Another member of the railroad group, Eugene Woodworth, made statements about Mark’s truck fire that raise serious concerns.  A previous post (July 28, 2014) discusses contradictions by Mark’s neighbor about the night of the truck fire to then church secretary Judy Bess and to me when I called Woodworth after talking to Judy.  I remain especially concerned about Woodworth’s reported comment to Judy that he had heard a commotion and screams on Mark’s property shortly before my brother’s truck went down the driveway and into the field, where it burst into flames.  Those details do not appear to be of the kind one would fabricate.

Recently, another individual connected to the same local Catholic church mentioned discussing Mark’s truck fire with Woodworth.  According to that person, Woodworth was at first hesitant but then said he thought Mark’s death was likely a murder.  He reportedly also said that he and his wife had seen the flames from their house and that he had gone to the scene.  However, as I was told, Woodworth would not discuss the matter any further.  According to my informant, Woodworth was afraid.
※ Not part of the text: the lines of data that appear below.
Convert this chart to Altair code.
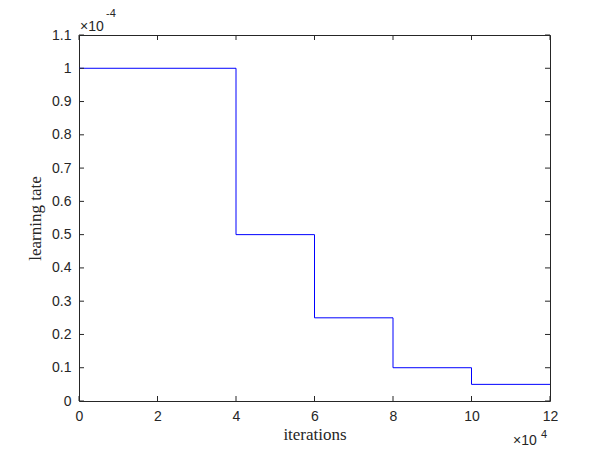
import altair as alt
import pandas as pd

# data (x in units of 1e4 iterations, y in units of 1e-4)
iterations = [0, 4, 6, 8, 10, 12]
learning_rate = [1.0, 0.5, 0.25, 0.1, 0.05, 0.05]
x_ticks = [0, 2, 4, 6, 8, 10, 12]
y_ticks = [0, 0.1, 0.2, 0.3, 0.4, 0.5, 0.6, 0.7, 0.8, 0.9, 1.0, 1.1]
x_title = "iterations"
y_title = "learning tate"
exp_base = "×10"
y_exp = "-4"
x_exp = "4"

W, H = 471, 366
TICK = 5
AX = "#262626"
FONT = "Liberation Sans"
SERIF = "Liberation Serif"

df = pd.DataFrame({"it": iterations, "lr": learning_rate})
xs = alt.Scale(domain=[0, 12], nice=False, zero=False)
ys = alt.Scale(domain=[0, 1.1], nice=False, zero=False)

x_axis = alt.Axis(
    values=x_ticks, tickSize=0, domain=False, grid=False, labelPadding=8,
    labelOverlap=False, labelFlush=False,
    labelFont=FONT, labelFontSize=14, labelColor=AX,
    title=x_title, titleFont=SERIF, titleFontSize=17, titleFontWeight="normal",
    titleColor=AX, titleX=W / 2, titleY=38, titleBaseline="alphabetic", titleAlign="center")
y_axis = alt.Axis(
    values=y_ticks, tickSize=0, domain=False, grid=False, labelPadding=8, format="~g",
    labelOverlap=False, labelFlush=False,
    labelFont=FONT, labelFontSize=14, labelColor=AX,
    title=y_title, titleFont=SERIF, titleFontSize=17, titleFontWeight="normal",
    titleColor=AX, titleX=-39, titleY=H / 2, titleAngle=-90,
    titleBaseline="alphabetic", titleAlign="center")

line = alt.Chart(df).mark_line(interpolate="step-after", color="#0000ff", strokeWidth=1).encode(
    x=alt.X("it:Q", scale=xs, axis=x_axis),
    y=alt.Y("lr:Q", scale=ys, axis=y_axis),
)

xt = pd.DataFrame({"t": x_ticks})
yt = pd.DataFrame({"t": y_ticks})
tick_style = dict(color=AX, strokeWidth=1)
bottom_ticks = alt.Chart(xt).mark_rule(**tick_style).encode(
    x=alt.X("t:Q", scale=xs, axis=x_axis), y=alt.value(H), y2=alt.value(H - TICK))
top_ticks = alt.Chart(xt).mark_rule(**tick_style).encode(
    x=alt.X("t:Q", scale=xs, axis=x_axis), y=alt.value(0), y2=alt.value(TICK))
left_ticks = alt.Chart(yt).mark_rule(**tick_style).encode(
    y=alt.Y("t:Q", scale=ys, axis=y_axis), x=alt.value(0), x2=alt.value(TICK))
right_ticks = alt.Chart(yt).mark_rule(**tick_style).encode(
    y=alt.Y("t:Q", scale=ys, axis=y_axis), x=alt.value(W), x2=alt.value(W - TICK))

one = pd.DataFrame({"k": [0]})
def txt(s, x, y, size):
    return alt.Chart(one).mark_text(
        text=s, align="left", baseline="alphabetic", font=FONT, fontSize=size, color=AX
    ).encode(x=alt.value(x), y=alt.value(y))

top_exp = txt(exp_base, 1, -4, 14) + txt(y_exp, 27, -18, 11)
bot_exp = txt(exp_base, 434, 410, 14) + txt(x_exp, 462, 403, 11)

chart = alt.layer(
    line, bottom_ticks, top_ticks, left_ticks, right_ticks, top_exp, bot_exp
).resolve_scale(x="shared", y="shared").properties(
    width=W, height=H,
    autosize=alt.AutoSizeParams(type="none"),
    padding={"left": 71, "top": 27, "right": 50, "bottom": 47},
    background="white",
).configure_view(stroke=AX, strokeWidth=1)

chart.save("out.html", embed_options={"renderer": "svg", "actions": False})
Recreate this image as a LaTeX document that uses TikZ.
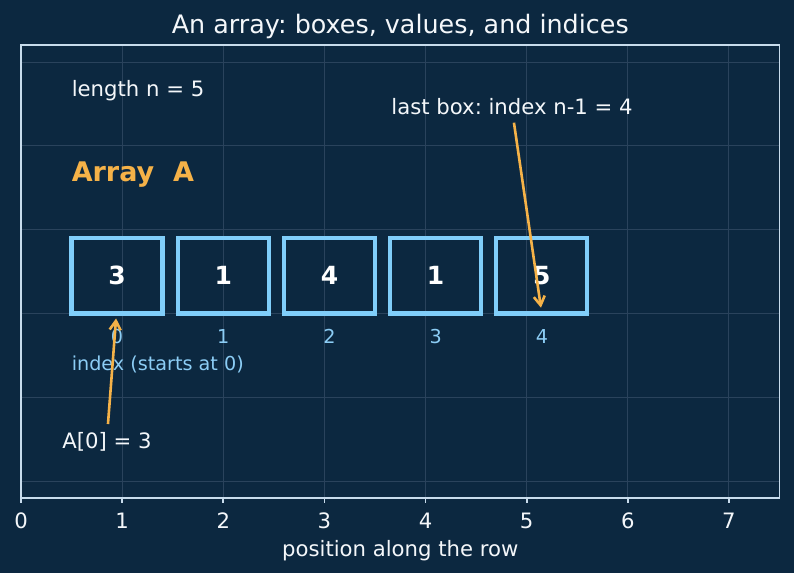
\documentclass[tikz,border=0pt]{standalone}
\usepackage{fontspec}
\setmainfont{DejaVu Sans}
\usetikzlibrary{arrows.meta}
\frenchspacing

\begin{document}
\begin{tikzpicture}[x=101.14pt, y=83.8pt,
    cellbox/.style={draw=myedge, line width=4.2pt},
    cellval/.style={text=white, font=\fontsize{25}{30}\selectfont\bfseries, inner sep=0pt},
    idxlbl/.style={text=myidx, font=\fontsize{19.2}{23}\selectfont, inner sep=0pt},
    note/.style={text=mytext, font=\fontsize{21.2}{25}\selectfont, inner sep=0pt},
    pointer/.style={-{Straight Barb[length=9pt, width=11pt]}, myarrow, line width=2.6pt}]
    \definecolor{mybg}{RGB}{12,40,64}
    \definecolor{mygrid}{RGB}{42,67,92}
    \definecolor{myframe}{RGB}{200,220,236}
    \definecolor{myedge}{RGB}{128,206,250}
    \definecolor{myidx}{RGB}{140,205,245}
    \definecolor{myarrow}{RGB}{245,178,72}
    \definecolor{mytext}{RGB}{244,247,250}

    % background
    \fill[mybg] (-0.2076,-3.098) rectangle (7.643,3.740);
    \useasboundingbox (-0.2076,-3.098) rectangle (7.643,3.740);

    % grid
    \foreach \x in {1,...,7} {
        \draw[mygrid, line width=1pt] (\x,-2.2) -- (\x,3.2);
    }
    \foreach \y in {-2,...,3} {
        \draw[mygrid, line width=1pt] (0,\y) -- (7.5,\y);
    }

    % frame and ticks
    \draw[myframe, line width=1.8pt] (0,-2.2) rectangle (7.5,3.2);
    \foreach \x in {0,...,7} {
        \draw[myframe, line width=1.8pt] (\x,-2.2) -- (\x,-2.265);
        \node[note] (tick\x) at (\x,-2.475) {\x};
    }

    % the boxes
    \foreach \v [count=\i from 0] in {3,1,4,1,5} {
        \draw[cellbox] (0.5+1.05*\i,0) rectangle (1.4+1.05*\i,0.9);
        \node[cellval] (val\i) at (0.95+1.05*\i,0.45) {\v};
        \node[idxlbl] (idx\i) at (0.95+1.05*\i,-0.28) {\i};
    }

    \node[note, anchor=west] (len) at (0.5,2.655) {length n = 5};
    \node[anchor=west, inner sep=0pt, text=myarrow, font=\fontsize{27}{32}\selectfont\bfseries] (name) at (0.5,1.655) {Array\ \ A};
    \node[idxlbl, anchor=west] (idxnote) at (0.5,-0.605) {index (starts at 0)};

    % pointers
    \node[note] (first) at (0.85,-1.53) {A[0] = 3};
    \coordinate (firsttail) at (0.86,-1.32);
    \coordinate (firsttip) at (0.94,-0.06);
    \draw[pointer] (firsttail) -- (firsttip);

    \node[note] (last) at (4.855,2.47) {last box: index n-1 = 4};
    \coordinate (lasttail) at (4.874,2.276);
    \coordinate (lasttip) at (5.141,0.068);
    \draw[pointer] (lasttail) -- (lasttip);

    % titles
    \node[text=mytext, inner sep=0pt, font=\fontsize{25.4}{30}\selectfont] (title) at (3.75,3.42) {An array: boxes, values, and indices};
    \node[note] (xlabel) at (3.75,-2.835) {position along the row};
\end{tikzpicture}
\end{document}
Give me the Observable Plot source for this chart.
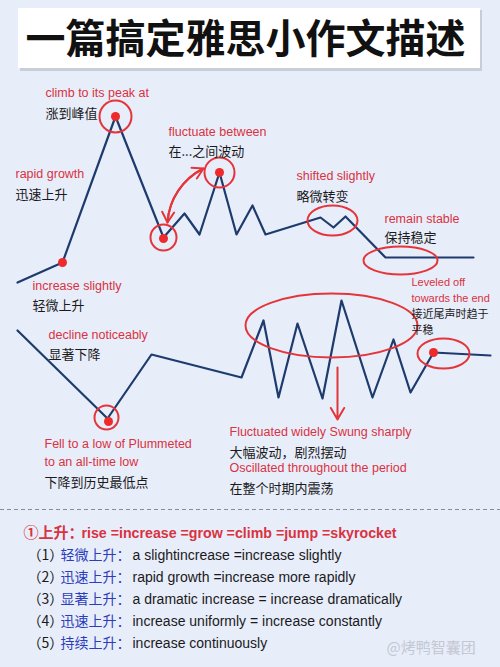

Fear--and perhaps various social ties--clearly seem to have kept numerous individuals from coming forward with information they have about my brother’s death.  The State Police and District Attorney’s office made it abundantly clear that they wanted to close the case definitively on Mark’s death.  It is appalling that there is no venue for individuals to relay relevant information without worries about offending their friends or risking retribution.  Why is there no ombudsman?  Where are concerned and responsive state and federal authorities?  What can people do if they are legitimately afraid?